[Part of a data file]
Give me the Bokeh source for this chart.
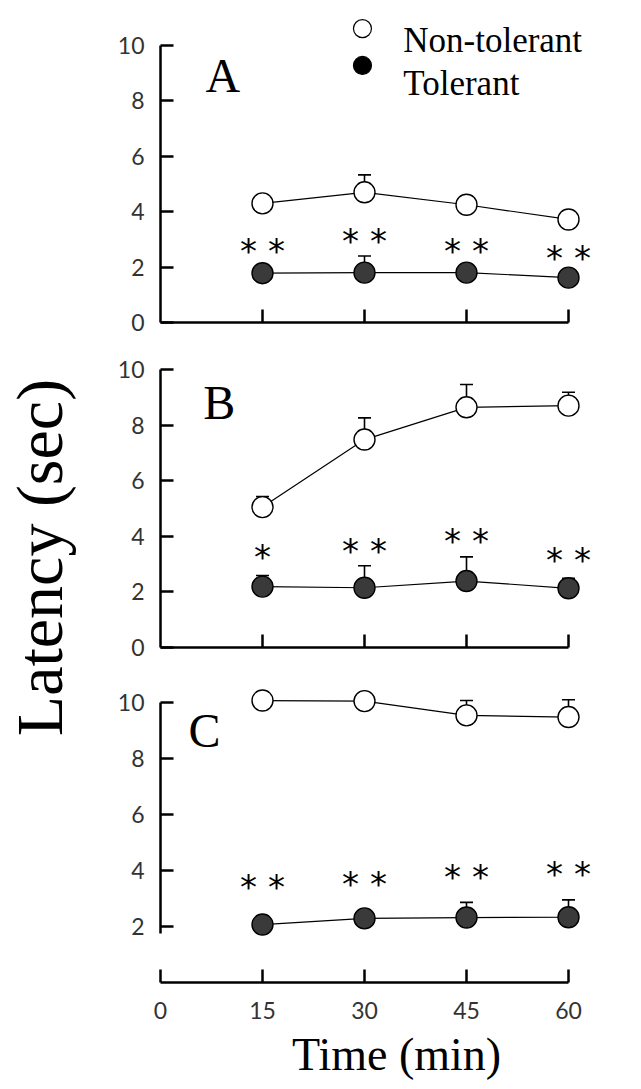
from bokeh.plotting import figure
from bokeh.models import Range1d, FixedTicker, Label
from bokeh.layouts import row, column
from bokeh.core.properties import value
from bokeh.embed import file_html
from bokeh.resources import INLINE
import math

# ---------------- data ----------------
TIME = [15, 30, 45, 60]
X_TICKS_TOP = [15, 30, 45, 60]
X_TICKS_BOTTOM = [0, 15, 30, 45, 60]
Y_TICKS = [0, 2, 4, 6, 8, 10]
Y_TICKS_C = [2, 4, 6, 8, 10]

A_NONTOL = [4.30, 4.70, 4.25, 3.72]
A_NONTOL_ERR = [0.25, 0.63, 0.25, 0.25]
A_TOL = [1.78, 1.80, 1.80, 1.62]
A_TOL_ERR = [0.25, 0.60, 0.25, 0.25]
A_STARS = ["* *", "* *", "* *", "* *"]
A_STAR_Y = [2.70, 3.04, 2.68, 2.45]

B_NONTOL = [5.05, 7.48, 8.64, 8.70]
B_NONTOL_ERR = [0.38, 0.78, 0.82, 0.48]
B_TOL = [2.19, 2.15, 2.39, 2.13]
B_TOL_ERR = [0.40, 0.79, 0.87, 0.36]
B_STARS = ["*", "* *", "* *", "* *"]
B_STAR_Y = [3.35, 3.59, 3.95, 3.25]

C_NONTOL = [10.07, 10.05, 9.54, 9.48]
C_NONTOL_ERR = [0.25, 0.25, 0.53, 0.62]
C_TOL = [2.07, 2.29, 2.32, 2.33]
C_TOL_ERR = [0.25, 0.25, 0.54, 0.62]
C_STARS = ["* *", "* *", "* *", "* *"]
C_STAR_Y = [3.51, 3.63, 3.87, 3.98]

SERIES_NAMES = ["Non-tolerant", "Tolerant"]

# ---------------- styling ----------------
SERIF = "Liberation Serif"
TICK_FONT = "Lato"
FILL_DARK = "#3a3a3a"
PX_PER_MIN = 6.8
FRAME_W = 472
X_END = FRAME_W / PX_PER_MIN
PANEL_W = 553


def style_axes(p, x_ticks, y_ticks, y_bounds, show_x_labels):
    p.grid.visible = False
    p.outline_line_color = None
    p.background_fill_color = "white"
    p.border_fill_color = "white"
    for ax in (p.xaxis[0], p.yaxis[0]):
        ax.axis_line_width = 2.5
        ax.axis_line_color = "black"
        ax.major_tick_line_width = 2.5
        ax.major_tick_line_color = "black"
        ax.major_tick_in = 13
        ax.major_tick_out = 0
        ax.minor_tick_in = 0
        ax.minor_tick_out = 0
        ax.major_label_text_font = TICK_FONT
        ax.major_label_text_font_size = "23px"
        ax.major_label_text_color = "#333333"
    p.xaxis[0].ticker = FixedTicker(ticks=x_ticks, minor_ticks=[])
    p.xaxis[0].bounds = (0, 60)
    p.yaxis[0].ticker = FixedTicker(ticks=y_ticks, minor_ticks=[])
    p.yaxis[0].bounds = y_bounds
    p.yaxis[0].major_label_standoff = 16
    if show_x_labels:
        p.xaxis[0].major_label_standoff = 19
    else:
        # x ticks of the upper panels carry no numbers
        p.xaxis[0].major_label_text_color = None
        p.xaxis[0].major_label_text_font_size = "1px"
        p.xaxis[0].major_label_standoff = 0


def draw_series(p, ys, errs, fill):
    tops = [y + e for y, e in zip(ys, errs)]
    p.line(TIME, ys, line_color="black", line_width=1.2)
    p.segment(x0=TIME, y0=ys, x1=TIME, y1=tops, line_color="black", line_width=1.6)
    p.scatter(TIME, tops, marker="dash", size=13, line_color="black", line_width=1.6)
    p.scatter(TIME, ys, marker="circle", size=21, fill_color=fill,
              line_color="black", line_width=1.4)


def draw_stars(p, ys, texts):
    p.text(x=TIME, y=ys, text=texts, text_font=value("DejaVu Sans"),
           text_font_size="34px", text_align="center",
           text_baseline="alphabetic", y_offset=3, text_color="black")


def panel_letter(p, x, y, letter):
    p.add_layout(Label(x=x, y=y, text=letter, text_font=SERIF,
                       text_font_size="48px", text_align="left",
                       text_baseline="alphabetic", text_color="black"))


def make_panel(height, top, bottom, y_end, x_ticks, y_ticks, y_bounds, show_x_labels):
    p = figure(width=PANEL_W, height=height, x_range=Range1d(0, X_END),
               y_range=Range1d(0, y_end), output_backend="svg",
               toolbar_location=None, min_border_left=72, min_border_right=9,
               min_border_top=top, min_border_bottom=bottom)
    style_axes(p, x_ticks, y_ticks, y_bounds, show_x_labels)
    return p


# Panel A
pa = make_panel(340, 10, 18, 312 / 27.7, X_TICKS_TOP, Y_TICKS, (0, 10), False)
draw_series(pa, A_NONTOL, A_NONTOL_ERR, "white")
draw_series(pa, A_TOL, A_TOL_ERR, FILL_DARK)
draw_stars(pa, A_STAR_Y, A_STARS)
panel_letter(pa, 6.6, 8.92, "A")
# legend
pa.scatter([29.7], [10.61], marker="circle", size=18, fill_color="white",
           line_color="black", line_width=1.2)
pa.scatter([29.7], [9.28], marker="circle", size=18, fill_color="black",
           line_color="black", line_width=1.2)
pa.add_layout(Label(x=35.7, y=10.18, text=SERIES_NAMES[0], text_font=SERIF,
                    text_font_size="35px", text_baseline="alphabetic",
                    text_color="black"))
pa.add_layout(Label(x=35.7, y=8.63, text=SERIES_NAMES[1], text_font=SERIF,
                    text_font_size="35px", text_baseline="alphabetic",
                    text_color="black"))

# Panel B
pb = make_panel(325, 0, 18, 307 / 27.8, X_TICKS_TOP, Y_TICKS, (0, 10), False)
draw_series(pb, B_NONTOL, B_NONTOL_ERR, "white")
draw_series(pb, B_TOL, B_TOL_ERR, FILL_DARK)
draw_stars(pb, B_STAR_Y, B_STARS)
panel_letter(pb, 6.3, 8.81, "B")

# Panel C
pc = make_panel(424, 0, 107, 317 / 28.0, X_TICKS_BOTTOM, Y_TICKS_C, (1.75, 10), True)
draw_series(pc, C_NONTOL, C_NONTOL_ERR, "white")
draw_series(pc, C_TOL, C_TOL_ERR, FILL_DARK)
draw_stars(pc, C_STAR_Y, C_STARS)
panel_letter(pc, 4.1, 8.99, "C")
pc.add_layout(Label(x=-1.9, y=0, text="0", text_font=TICK_FONT,
                    text_font_size="23px", text_align="right",
                    text_baseline="middle", text_color="#333333"))
pc.xaxis[0].axis_label = "Time (min)"
pc.xaxis[0].axis_label_text_font = SERIF
pc.xaxis[0].axis_label_text_font_size = "46px"
pc.xaxis[0].axis_label_text_font_style = "normal"
pc.xaxis[0].axis_label_text_color = "black"
pc.xaxis[0].axis_label_standoff = 7

# Shared y label column
pl = figure(width=88, height=1089, x_range=Range1d(0, 1), y_range=Range1d(0, 1),
            output_backend="svg", toolbar_location=None, x_axis_type=None,
            y_axis_type=None, min_border=0)
pl.grid.visible = False
pl.outline_line_color = None
pl.text(x=[0.44], y=[0.4885], text=["Latency (sec)"], angle=math.pi / 2,
        text_font=value(SERIF), text_font_size="66px", text_align="center",
        text_baseline="middle", text_color="black")

layout = row(pl, column(pa, pb, pc, spacing=0), spacing=0)

open("out.html", "w").write(file_html(layout, INLINE))
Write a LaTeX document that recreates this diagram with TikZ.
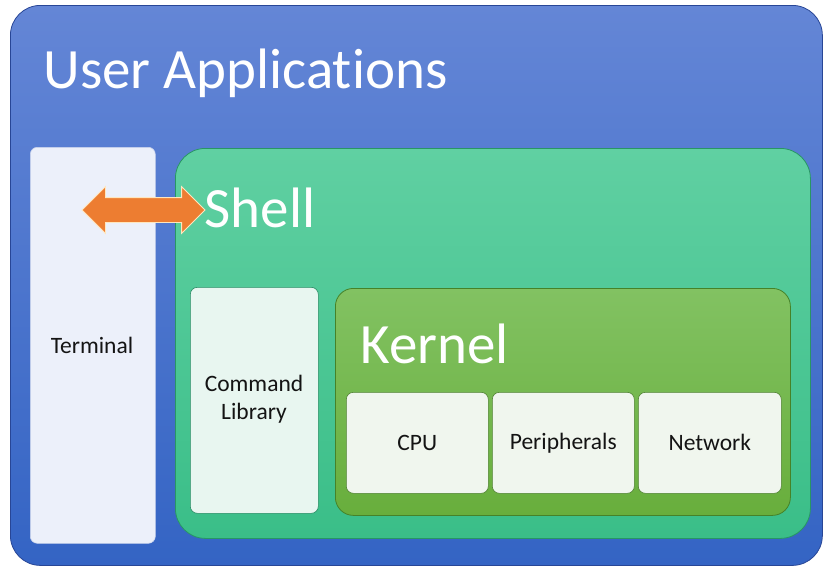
\documentclass[tikz,border=0pt]{standalone}
\usepackage{fontspec}
\setmainfont[Ligatures=NoCommon]{Carlito}
\usetikzlibrary{shapes.arrows}
\definecolor{blueTop}{RGB}{100,134,214}
\definecolor{blueBot}{RGB}{52,100,196}
\definecolor{blueEdge}{RGB}{40,70,150}
\definecolor{termFill}{RGB}{236,240,250}
\definecolor{termEdge}{RGB}{200,210,235}
\definecolor{shellTop}{RGB}{96,208,162}
\definecolor{shellBot}{RGB}{58,190,136}
\definecolor{shellEdge}{RGB}{40,150,100}
\definecolor{cmdFill}{RGB}{232,246,240}
\definecolor{cmdEdge}{RGB}{40,140,100}
\definecolor{kerTop}{RGB}{130,194,98}
\definecolor{kerBot}{RGB}{104,174,60}
\definecolor{kerEdge}{RGB}{70,130,40}
\definecolor{partFill}{RGB}{240,246,238}
\definecolor{partEdge}{RGB}{80,130,50}
\definecolor{arrFill}{RGB}{237,125,49}
\definecolor{arrEdge}{RGB}{255,230,190}
\definecolor{txt}{RGB}{20,20,20}
\begin{document}
\begin{tikzpicture}[x=1pt,y=-1pt,
  box/.style={line width=0.8pt, anchor=north west, inner sep=0pt},
  whitebox/.style={line width=0.6pt, rounded corners=7pt, anchor=north west, inner sep=0pt},
  title/.style={anchor=base west, text=white, font=\fontsize{57}{57}\selectfont},
  small/.style={font=\fontsize{23.5}{28}\selectfont, text=txt, align=center}
]
\useasboundingbox[fill=white] (0,0) rectangle (823,568);
% outer
\node[box, draw=blueEdge, rounded corners=30pt, top color=blueTop, bottom color=blueBot, minimum width=812pt, minimum height=560pt] (outer) at (10,5) {};
\node[title] (ua) at (40,88) {User Applications};
% terminal
\node[whitebox, fill=termFill, draw=termEdge, minimum width=125pt, minimum height=396pt] (term) at (30,147) {};
\node[small] (termt) at (92,345) {Terminal};
% shell
\node[box, draw=shellEdge, rounded corners=30pt, top color=shellTop, bottom color=shellBot, minimum width=635pt, minimum height=390pt] (shell) at (175,148) {};
\node[title, font=\fontsize{57}{57}\selectfont] (shellt) at (201,227) {Shell};
% command library
\node[whitebox, fill=cmdFill, draw=cmdEdge, minimum width=128pt, minimum height=226pt] (cmd) at (190,287) {};
\node[small] (cmdt) at (254,399) {Command\\Library};
% kernel
\node[box, draw=kerEdge, rounded corners=18pt, top color=kerTop, bottom color=kerBot, minimum width=455pt, minimum height=227pt] (kernel) at (335,288) {};
\node[title] (kernelt) at (357,363) {Kernel};
% inner boxes
\node[whitebox, fill=partFill, draw=partEdge, minimum width=142pt, minimum height=101pt] (cpu) at (346,392) {};
\node[whitebox, fill=partFill, draw=partEdge, minimum width=142pt, minimum height=101pt] (per) at (492,392) {};
\node[whitebox, fill=partFill, draw=partEdge, minimum width=143pt, minimum height=101pt] (net) at (638,392) {};
\node[small] (cput) at (cpu.center) {CPU};
\node[small] (pert) at (per.center) {Peripherals};
\node[small] (nett) at (net.center) {Network};
% double arrow
\node[double arrow, fill=arrFill, draw=arrEdge, line width=0.8pt, minimum width=46pt, minimum height=123pt, double arrow head extend=11pt, double arrow tip angle=90, inner sep=0pt, text height=24pt] (arr) at (143.5,210) {};
\end{tikzpicture}
\end{document}
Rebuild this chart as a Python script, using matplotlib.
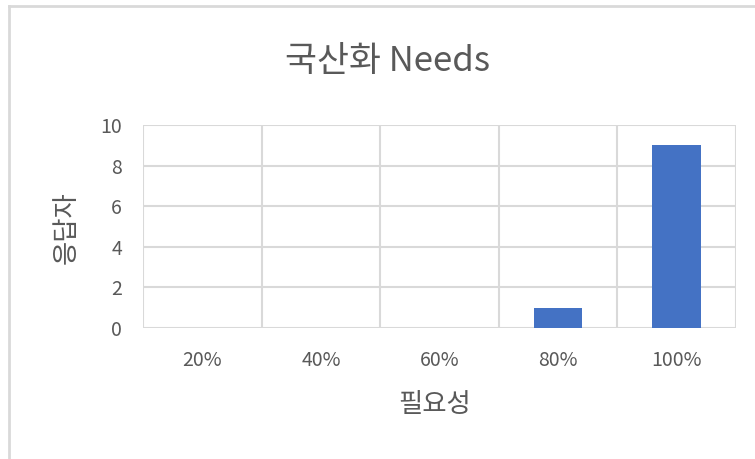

• What is expected: Include the first line of the records, the line containing "import math", and every line between them, repeated exactly. Skip the pictures.

• Task answer:
Give me the Bokeh source for this chart.
from bokeh.plotting import figure
from bokeh.models import Range1d, FixedTicker, Label
from bokeh.layouts import row, column
from bokeh.core.properties import value
from bokeh.embed import file_html
from bokeh.resources import INLINE
import math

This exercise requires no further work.